At the risk of sounding like a fatalist, I wanted to introduce the idea that personal change is far more important than "movements" or "activism." It should be apparent to even the most ardent supporters of such types of activities that when an individual makes up their mind to change based on personal interests and personal experiences, that change is far more likely to be sustained that when it is inspired by propaganda or mass fervor. Activism has become a sad pejorative concept for many of us -- indicative of many people more interested in urging governmental or corporate change than in actually working directly in communities to do it themselves. The odd concept of actually working with a group that builds homes for the poor, rather than "advocating" for the government to subsidize low income housing seems lost on many. The order of magnitude of effort is not actually much different between such efforts, but many seem to see private organizational or local efforts as less worthy of support than those undertaken by government, or those mandated to be undertaken by private industry.

The best I could hope for in making this post is that some might consider more direct service activities over "activism" in the future. If even half of the population of the United States actually got up to directly approach an issue of interest to themselves, the results positive changes would likely be unprecedented in history. Community gardens, community low income housing projects, community clinics, and a universe of other activities are possible, if we are just willing to engage ourselves directly. That is distinct from the largest majority of so-called "activist" activities that focus on asking others to do things on our behalf. And again, this is not a blanket indictment of all "activism." It is the case that the occasional "activist" activity produces results sustained over a long period of time. But consider that, even in the case of the Civil Rights Act of the 1960s, laws can be reversed by many entities. Once you change the thought processes of an individual, you have a good chance of seeing that positively impact the future for a long long time.

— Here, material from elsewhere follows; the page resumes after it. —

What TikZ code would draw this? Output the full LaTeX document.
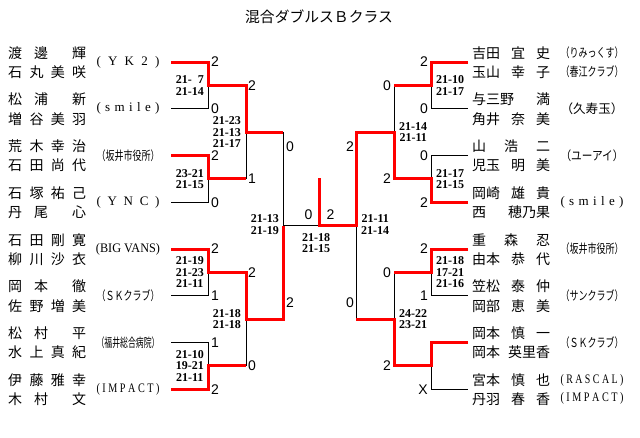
\documentclass[tikz,border=0pt]{standalone}
\usepackage{fontspec}
\usepackage{graphicx}
\usepackage{tikz}
\setmainfont{Liberation Serif}
\newfontfamily\jp{Noto Sans CJK JP}
\newfontfamily\gothic{Liberation Sans}
\newcommand{\nm}[1]{\makebox[78pt][l]{#1}}
\newcommand{\tm}[1]{\makebox[63pt][l]{#1}}
\newcommand{\tn}[1]{\resizebox{63pt}{\height}{\jp\fontsize{12.5}{14}\selectfont #1}}

\begin{document}
\begin{tikzpicture}[x = 1pt, y = -1pt,
        player/.style = {anchor = west, inner sep = 0, align = left, font = \jp\fontsize{14}{19.3}\selectfont},
        club/.style = {inner sep = 0, font = \fontsize{13}{15}\selectfont},
        score/.style = {inner sep = 0, font = \gothic\fontsize{14}{14}\selectfont},
        games/.style = {inner sep = 0, align = center, font = \bfseries\fontsize{12}{11.5}\selectfont},
        win/.style = {draw = red, line width = 3pt},
        lose/.style = {draw, line width = 0.8pt}]
        \useasboundingbox (0, 0) rectangle (640, 437);
        \node[font = \jp\fontsize{14.8}{16}\selectfont] (title) at (319, 17) {混合ダブルスＢクラス};

        \node[player] (l1) at (8, 62.5) {\nm{渡\hfill 邊\hfill\hfill 輝}\\\nm{石\hfill 丸\hfill 美\hfill 咲}};
        \node[player] (l2) at (8, 109.25) {\nm{松\hfill 浦\hfill\hfill 新}\\\nm{増\hfill 谷\hfill 美\hfill 羽}};
        \node[player] (l3) at (8, 156) {\nm{荒\hfill 木\hfill 幸\hfill 治}\\\nm{石\hfill 田\hfill 尚\hfill 代}};
        \node[player] (l4) at (8, 202.75) {\nm{石\hfill 塚\hfill 祐\hfill 己}\\\nm{丹\hfill 尾\hfill\hfill 心}};
        \node[player] (l5) at (8, 249.5) {\nm{石\hfill 田\hfill 剛\hfill 寛}\\\nm{柳\hfill 川\hfill 沙\hfill 衣}};
        \node[player] (l6) at (8, 296.25) {\nm{岡\hfill 本\hfill\hfill 徹}\\\nm{佐\hfill 野\hfill 増\hfill 美}};
        \node[player] (l7) at (8, 343) {\nm{松\hfill 村\hfill\hfill 平}\\\nm{水\hfill 上\hfill 真\hfill 紀}};
        \node[player] (l8) at (8, 389.75) {\nm{伊\hfill 藤\hfill 雅\hfill 幸}\\\nm{木\hfill 村\hfill\hfill 文}};

        \node[club] (lc1) at (128, 62) {\tm{(\hfill Y\hfill K\hfill 2\hfill)}};
        \node[club] (lc2) at (128, 108.75) {\tm{(\hfill s\hfill m\hfill i\hfill l\hfill e\hfill)}};
        \node[club] (lc3) at (128, 155.5) {\tn{（坂井市役所）}};
        \node[club] (lc4) at (128, 202.25) {\tm{(\hfill Y\hfill N\hfill C\hfill)}};
        \node[club] (lc5) at (128, 249) {\resizebox{64pt}{\height}{(BIG VANS)}};
        \node[club] (lc6) at (128, 295.75) {\tn{（ＳＫクラブ）}};
        \node[club] (lc7) at (128, 342.5) {\tn{（福井総合病院）}};
        \node[club] (lc8) at (128, 389.25) {\resizebox{63pt}{\height}{( I M P A C T )}};

        \node[player] (r1) at (472, 62.5) {\nm{吉田\hfill 宜\hfill 史}\\\nm{玉山\hfill 幸\hfill 子}};
        \node[player] (r2) at (472, 109.25) {\nm{与三野\hfill 満}\\\nm{角井\hfill 奈\hfill 美}};
        \node[player] (r3) at (472, 156) {\nm{山\hfill 浩\hfill 二}\\\nm{児玉\hfill 明\hfill 美}};
        \node[player] (r4) at (472, 202.75) {\nm{岡崎\hfill 雄\hfill 貴}\\\nm{西\hfill 穂乃果}};
        \node[player] (r5) at (472, 249.5) {\nm{重\hfill 森\hfill 忍}\\\nm{由本\hfill 恭\hfill 代}};
        \node[player] (r6) at (472, 296.25) {\nm{笠松\hfill 泰\hfill 仲}\\\nm{岡部\hfill 恵\hfill 美}};
        \node[player] (r7) at (472, 343) {\nm{岡本\hfill 慎\hfill 一}\\\nm{岡本\hfill 英里香}};
        \node[player] (r8) at (472, 389.75) {\nm{宮本\hfill 慎\hfill 也}\\\nm{丹羽\hfill 春\hfill 香}};

        \node[club] (rc1) at (592, 53) {\tn{（りみっくす）}};
        \node[club] (rc2) at (592, 72) {\tn{（春江クラブ）}};
        \node[club] (rc3) at (592, 108.75) {\tn{（久寿玉）}};
        \node[club] (rc4) at (592, 155.5) {\tn{（ユーアイ）}};
        \node[club] (rc5) at (592, 202.25) {\tm{(\hfill s\hfill m\hfill i\hfill l\hfill e\hfill)}};
        \node[club] (rc6) at (592, 249) {\tn{（坂井市役所）}};
        \node[club] (rc7) at (592, 295.75) {\tn{（サンクラブ）}};
        \node[club] (rc8) at (592, 342.5) {\tn{（ＳＫクラブ）}};
        \node[club] (rc9) at (592, 380) {\resizebox{63pt}{\height}{( R A S C A L )}};
        \node[club] (rc10) at (592, 398.5) {\resizebox{63pt}{\height}{( I M P A C T )}};

        \draw[lose] (171, 62) -| (208, 108.75) -- (171, 108.75) (208, 85.375) -| (246, 178.875) -- (208, 178.875);
        \draw[lose] (171, 155.5) -| (208, 202.25) -- (171, 202.25) (246, 132.125) -| (283, 319.125) -- (246, 319.125);
        \draw[lose] (171, 249) -| (208, 295.75) -- (171, 295.75) (208, 272.375) -| (246, 365.875) -- (208, 365.875);
        \draw[lose] (171, 342.5) -| (208, 389.25) -- (171, 389.25) (283, 225.625) -- (356, 225.625);
        \draw[lose] (468, 62) -| (431, 108.75) -- (468, 108.75) (431, 85.375) -| (394, 178.875) -- (431, 178.875);
        \draw[lose] (468, 155.5) -| (431, 202.25) -- (468, 202.25) (394, 132.125) -| (356, 319.125) -- (394, 319.125);
        \draw[lose] (468, 249) -| (431, 295.75) -- (468, 295.75) (431, 272.375) -| (394, 365.875) -- (431, 365.875);
        \draw[lose] (468, 342.5) -| (431, 389.25) -- (468, 389.25);

        \draw[win] (171, 62) -| (208, 85.375) -| (246, 132.125) -- (283, 132.125);
        \draw[win] (171, 155.5) -| (208, 178.875) -- (246, 178.875);
        \draw[win] (171, 249) -| (208, 272.375) -| (246, 319.125) -| (283, 225.625);
        \draw[win] (171, 389.25) -| (208, 365.875) -- (246, 365.875);
        \draw[win] (468, 62) -| (431, 85.375) -- (394, 85.375);
        \draw[win] (468, 202.25) -| (431, 178.875) -| (394, 132.125) -| (356, 225.625) -| (319, 178);
        \draw[win] (468, 249) -| (431, 272.375) -- (394, 272.375);
        \draw[win] (468, 342.5) -| (431, 365.875) -| (394, 319.125) -- (356, 319.125);

        \node[score, anchor = west] (s1) at (211, 62) {2};
        \node[score, anchor = west] (s2) at (211, 108.75) {0};
        \node[score, anchor = west] (s3) at (211, 155.5) {2};
        \node[score, anchor = west] (s4) at (211, 202.25) {0};
        \node[score, anchor = west] (s5) at (211, 249) {2};
        \node[score, anchor = west] (s6) at (211, 295.75) {1};
        \node[score, anchor = west] (s7) at (211, 342.5) {1};
        \node[score, anchor = west] (s8) at (211, 389.25) {2};
        \node[score, anchor = west] (s9) at (248, 85.375) {2};
        \node[score, anchor = west] (s10) at (248, 178.875) {1};
        \node[score, anchor = west] (s11) at (248, 272.375) {2};
        \node[score, anchor = west] (s12) at (248, 365.875) {0};
        \node[score, anchor = west] (s13) at (286, 147) {0};
        \node[score, anchor = west] (s14) at (286, 303) {2};
        \node[score] (s15) at (308.5, 215) {0};
        \node[score] (s16) at (330.5, 215) {2};
        \node[score, anchor = east] (s17) at (354, 147) {2};
        \node[score, anchor = east] (s18) at (354, 303) {0};
        \node[score, anchor = east] (s19) at (391, 85.375) {0};
        \node[score, anchor = east] (s20) at (391, 178.875) {2};
        \node[score, anchor = east] (s21) at (391, 272.375) {0};
        \node[score, anchor = east] (s22) at (391, 365.875) {2};
        \node[score, anchor = east] (s23) at (428, 62) {2};
        \node[score, anchor = east] (s24) at (428, 108.75) {0};
        \node[score, anchor = east] (s25) at (428, 155.5) {0};
        \node[score, anchor = east] (s26) at (428, 202.25) {2};
        \node[score, anchor = east] (s27) at (428, 249) {2};
        \node[score, anchor = east] (s28) at (428, 295.75) {1};
        \node[score, anchor = east] (s29) at (428, 389.25) {X};

        \node[games, anchor = east] (g1) at (204, 85.375) {21-\phantom{1}7\\21-14};
        \node[games, anchor = east] (g2) at (204, 178.875) {23-21\\21-15};
        \node[games, anchor = east] (g3) at (204, 272.375) {21-19\\21-23\\21-11};
        \node[games, anchor = east] (g4) at (204, 365.875) {21-10\\19-21\\21-11};
        \node[games, anchor = east] (g5) at (241, 132.125) {21-23\\21-13\\21-17};
        \node[games, anchor = east] (g6) at (241, 319.125) {21-18\\21-18};
        \node[games, anchor = east] (g7) at (279, 224.5) {21-13\\21-19};
        \node[games] (g8) at (316, 243) {21-18\\21-15};
        \node[games, anchor = west] (g9) at (361, 224.5) {21-11\\21-14};
        \node[games, anchor = west] (g10) at (399, 132.125) {21-14\\21-11};
        \node[games, anchor = west] (g11) at (399, 319.125) {24-22\\23-21};
        \node[games, anchor = west] (g12) at (436, 85.375) {21-10\\21-17};
        \node[games, anchor = west] (g13) at (436, 178.875) {21-17\\21-15};
        \node[games, anchor = west] (g14) at (436, 272.375) {21-18\\17-21\\21-16};
    \end{tikzpicture}
\end{document}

At some point, there will an awakening in popular culture that individual actions are overall more important than collective actions. Just as it is not collective efforts that shower us, brush our teeth, or dress us each day, it is not collective actions that make notable social changes. It is personal choice, for example, to abandon racial or other bigotries. No amount of collective effort can force someone to abandon the insanity of racial or other hatreds. Such decisions are spiritual/moral ones, and while having adequate and timely information can help people reach such decisions, only a unique and truly human process allows humans to choose to function in a more enlightened manner. Thus, the need for "movements" is largely overstated. Efforts to educate and organize are necessary, but much of what is done by movements such as OWS has proven to be superfluous nonsense. As individuals, we really need to focus our efforts on things that yield clear and tangible results, and leave meaningless ideologies for dreamers, ideologues, and malicious obstructionists. Peace.